BEGIN SUPPLIED DATA
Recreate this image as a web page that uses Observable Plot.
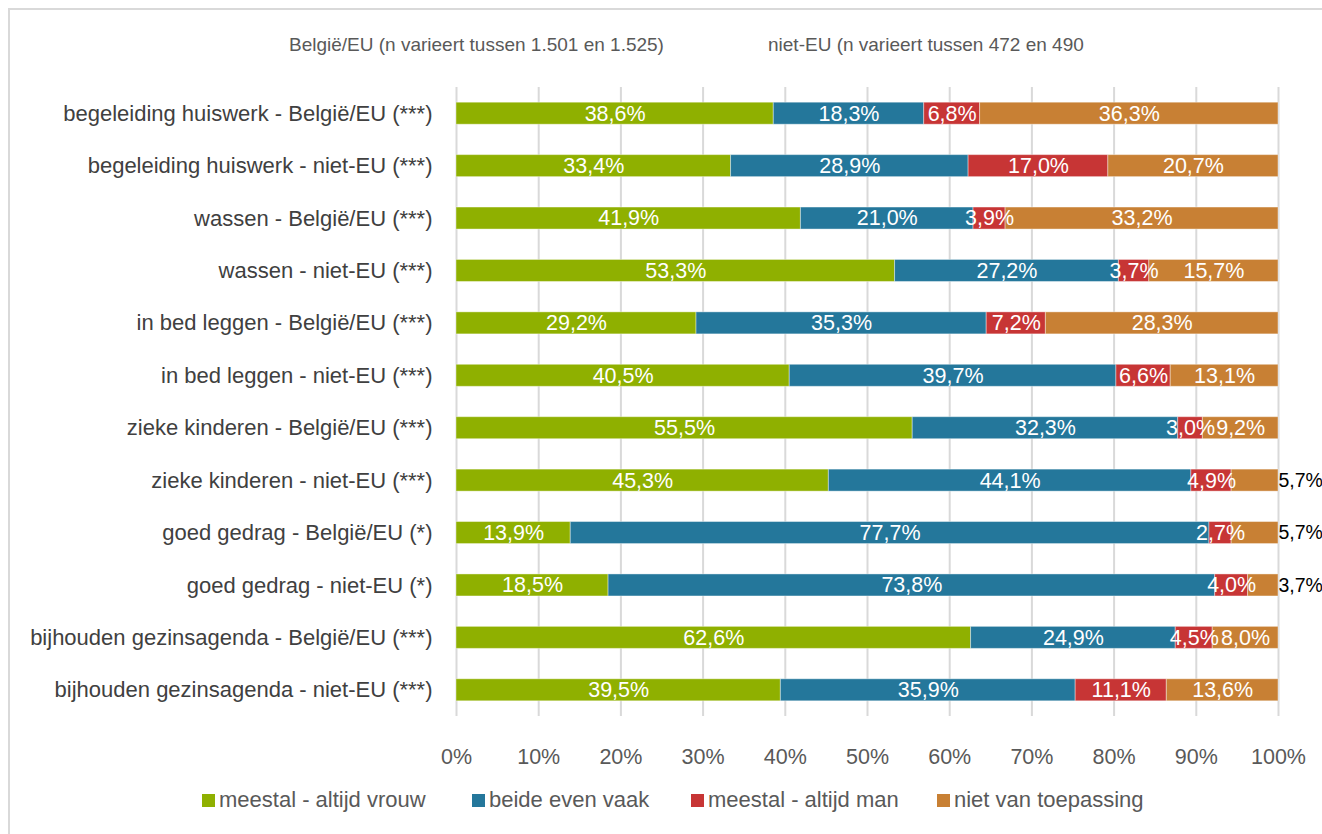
<!DOCTYPE html>
<html>
<head>
<meta charset="utf-8">
<script src="https://cdn.jsdelivr.net/npm/d3@7"></script>
<script src="https://cdn.jsdelivr.net/npm/@observablehq/plot@0.6"></script>
<style>
  body { margin: 0; background: #fff; font-family: "Liberation Sans", Arial, sans-serif; overflow: hidden; }
  #frame { position: absolute; left: 8px; top: 8px; width: 1400px; height: 900px; border: 2px solid #d9d9d9; box-sizing: border-box; pointer-events: none; }
  #header { position: relative; height: 70px; }
  #header span { position: absolute; top: 34px; font-size: 19px; color: #595959; white-space: nowrap; }
  #legend { position: relative; height: 64px; }
  .li { position: absolute; top: 17px; font-size: 22px; color: #595959; white-space: nowrap; display: flex; align-items: center; }
  .sw { display: inline-block; width: 13px; height: 13px; margin-right: 4px; }
</style>
</head>
<body>
<div id="frame"></div>
<div id="header">
  <span style="left:289px">België/EU (n varieert tussen 1.501 en 1.525)</span>
  <span style="left:768px">niet-EU (n varieert tussen 472 en 490</span>
</div>
<div id="chart"></div>
<div id="legend"></div>
<script>
const rows = [
  "begeleiding huiswerk - België/EU (***)",
  "begeleiding huiswerk - niet-EU (***)",
  "wassen - België/EU (***)",
  "wassen - niet-EU (***)",
  "in bed leggen - België/EU (***)",
  "in bed leggen - niet-EU (***)",
  "zieke kinderen - België/EU (***)",
  "zieke kinderen - niet-EU (***)",
  "goed gedrag - België/EU (*)",
  "goed gedrag - niet-EU (*)",
  "bijhouden gezinsagenda - België/EU (***)",
  "bijhouden gezinsagenda - niet-EU (***)"
];
const categories = ["meestal - altijd vrouw", "beide even vaak", "meestal - altijd man", "niet van toepassing"];
const colors = ["#8FB000", "#24779B", "#C73535", "#C88034"];
const vrouw = [38.6, 33.4, 41.9, 53.3, 29.2, 40.5, 55.5, 45.3, 13.9, 18.5, 62.6, 39.5];
const beide = [18.3, 28.9, 21.0, 27.2, 35.3, 39.7, 32.3, 44.1, 77.7, 73.8, 24.9, 35.9];
const man   = [6.8, 17.0, 3.9, 3.7, 7.2, 6.6, 3.0, 4.9, 2.7, 4.0, 4.5, 11.1];
const nvt   = [36.3, 20.7, 33.2, 15.7, 28.3, 13.1, 9.2, 5.7, 5.7, 3.7, 8.0, 13.6];
const xTicks = [0, 0.1, 0.2, 0.3, 0.4, 0.5, 0.6, 0.7, 0.8, 0.9, 1];
// rows whose last label sits outside the bar (black)
const outsideLabelRows = ["zieke kinderen - niet-EU (***)", "goed gedrag - België/EU (*)", "goed gedrag - niet-EU (*)"];

const series = [vrouw, beide, man, nvt];
const data = [];
rows.forEach((r, i) => categories.forEach((c, j) => data.push({row: r, cat: c, value: series[j][i]})));
const fmt = v => v.toFixed(1).replace(".", ",") + "%";
const isOutside = d => d.cat === categories[3] && outsideLabelRows.includes(d.row);

const font = "'Liberation Sans', Arial, sans-serif";
const stackOpts = {x: "value", y: "row", z: "cat", order: categories, offset: "normalize"};
const chart = Plot.plot({
  width: 1322,
  height: 700,
  marginLeft: 456,
  marginRight: 44,
  marginTop: 17,
  marginBottom: 54,
  style: {fontFamily: font, fontSize: "22px", background: "transparent"},
  x: {domain: [0, 1], label: null},
  y: {domain: rows, paddingInner: 0.58, paddingOuter: 0.29, align: 0.5, round: false, label: null},
  color: {domain: categories, range: colors},
  marks: [
    Plot.ruleX(xTicks, {stroke: "#d9d9d9", strokeWidth: 2}),
    Plot.barX(data, Plot.stackX({...stackOpts, fill: "cat", stroke: "#fff", strokeOpacity: 0.4, strokeWidth: 1})),
    Plot.text(data, Plot.stackX({...stackOpts, text: d => isOutside(d) ? null : fmt(d.value), fill: "#fff", fontSize: 21.5})),
    Plot.text(data, Plot.stackX2({...stackOpts, text: d => isOutside(d) ? fmt(d.value) : null, fill: "#000", fontSize: 19.5, textAnchor: "start", dx: 0})),
    Plot.axisX({ticks: xTicks, tickFormat: d => Math.round(d * 100) + "%", tickSize: 0, tickPadding: 32, fontSize: 21.5, fill: "#595959", label: null}),
    Plot.axisY({tickSize: 0, tickPadding: 24, fontSize: 22, fill: "#404040", label: null})
  ]
});
document.getElementById("chart").appendChild(chart);

const legendPos = [202, 472, 691, 937];
const legend = document.getElementById("legend");
categories.forEach((c, i) => {
  const el = document.createElement("div");
  el.className = "li";
  el.style.left = legendPos[i] + "px";
  el.innerHTML = `<span class="sw" style="background:${colors[i]}"></span>${c}`;
  legend.appendChild(el);
});
</script>
</body>
</html>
END SUPPLIED DATA
> INSTRUCTION
Extract the full listing exactly, with the pictures left out.

> FINAL RESULT
Recreate this image as a web page that uses Observable Plot.
<!DOCTYPE html>
<html>
<head>
<meta charset="utf-8">
<script src="https://cdn.jsdelivr.net/npm/d3@7"></script>
<script src="https://cdn.jsdelivr.net/npm/@observablehq/plot@0.6"></script>
<style>
  body { margin: 0; background: #fff; font-family: "Liberation Sans", Arial, sans-serif; overflow: hidden; }
  #frame { position: absolute; left: 8px; top: 8px; width: 1400px; height: 900px; border: 2px solid #d9d9d9; box-sizing: border-box; pointer-events: none; }
  #header { position: relative; height: 70px; }
  #header span { position: absolute; top: 34px; font-size: 19px; color: #595959; white-space: nowrap; }
  #legend { position: relative; height: 64px; }
  .li { position: absolute; top: 17px; font-size: 22px; color: #595959; white-space: nowrap; display: flex; align-items: center; }
  .sw { display: inline-block; width: 13px; height: 13px; margin-right: 4px; }
</style>
</head>
<body>
<div id="frame"></div>
<div id="header">
  <span style="left:289px">België/EU (n varieert tussen 1.501 en 1.525)</span>
  <span style="left:768px">niet-EU (n varieert tussen 472 en 490</span>
</div>
<div id="chart"></div>
<div id="legend"></div>
<script>
const rows = [
  "begeleiding huiswerk - België/EU (***)",
  "begeleiding huiswerk - niet-EU (***)",
  "wassen - België/EU (***)",
  "wassen - niet-EU (***)",
  "in bed leggen - België/EU (***)",
  "in bed leggen - niet-EU (***)",
  "zieke kinderen - België/EU (***)",
  "zieke kinderen - niet-EU (***)",
  "goed gedrag - België/EU (*)",
  "goed gedrag - niet-EU (*)",
  "bijhouden gezinsagenda - België/EU (***)",
  "bijhouden gezinsagenda - niet-EU (***)"
];
const categories = ["meestal - altijd vrouw", "beide even vaak", "meestal - altijd man", "niet van toepassing"];
const colors = ["#8FB000", "#24779B", "#C73535", "#C88034"];
const vrouw = [38.6, 33.4, 41.9, 53.3, 29.2, 40.5, 55.5, 45.3, 13.9, 18.5, 62.6, 39.5];
const beide = [18.3, 28.9, 21.0, 27.2, 35.3, 39.7, 32.3, 44.1, 77.7, 73.8, 24.9, 35.9];
const man   = [6.8, 17.0, 3.9, 3.7, 7.2, 6.6, 3.0, 4.9, 2.7, 4.0, 4.5, 11.1];
const nvt   = [36.3, 20.7, 33.2, 15.7, 28.3, 13.1, 9.2, 5.7, 5.7, 3.7, 8.0, 13.6];
const xTicks = [0, 0.1, 0.2, 0.3, 0.4, 0.5, 0.6, 0.7, 0.8, 0.9, 1];
// rows whose last label sits outside the bar (black)
const outsideLabelRows = ["zieke kinderen - niet-EU (***)", "goed gedrag - België/EU (*)", "goed gedrag - niet-EU (*)"];

const series = [vrouw, beide, man, nvt];
const data = [];
rows.forEach((r, i) => categories.forEach((c, j) => data.push({row: r, cat: c, value: series[j][i]})));
const fmt = v => v.toFixed(1).replace(".", ",") + "%";
const isOutside = d => d.cat === categories[3] && outsideLabelRows.includes(d.row);

const font = "'Liberation Sans', Arial, sans-serif";
const stackOpts = {x: "value", y: "row", z: "cat", order: categories, offset: "normalize"};
const chart = Plot.plot({
  width: 1322,
  height: 700,
  marginLeft: 456,
  marginRight: 44,
  marginTop: 17,
  marginBottom: 54,
  style: {fontFamily: font, fontSize: "22px", background: "transparent"},
  x: {domain: [0, 1], label: null},
  y: {domain: rows, paddingInner: 0.58, paddingOuter: 0.29, align: 0.5, round: false, label: null},
  color: {domain: categories, range: colors},
  marks: [
    Plot.ruleX(xTicks, {stroke: "#d9d9d9", strokeWidth: 2}),
    Plot.barX(data, Plot.stackX({...stackOpts, fill: "cat", stroke: "#fff", strokeOpacity: 0.4, strokeWidth: 1})),
    Plot.text(data, Plot.stackX({...stackOpts, text: d => isOutside(d) ? null : fmt(d.value), fill: "#fff", fontSize: 21.5})),
    Plot.text(data, Plot.stackX2({...stackOpts, text: d => isOutside(d) ? fmt(d.value) : null, fill: "#000", fontSize: 19.5, textAnchor: "start", dx: 0})),
    Plot.axisX({ticks: xTicks, tickFormat: d => Math.round(d * 100) + "%", tickSize: 0, tickPadding: 32, fontSize: 21.5, fill: "#595959", label: null}),
    Plot.axisY({tickSize: 0, tickPadding: 24, fontSize: 22, fill: "#404040", label: null})
  ]
});
document.getElementById("chart").appendChild(chart);

const legendPos = [202, 472, 691, 937];
const legend = document.getElementById("legend");
categories.forEach((c, i) => {
  const el = document.createElement("div");
  el.className = "li";
  el.style.left = legendPos[i] + "px";
  el.innerHTML = `<span class="sw" style="background:${colors[i]}"></span>${c}`;
  legend.appendChild(el);
});
</script>
</body>
</html>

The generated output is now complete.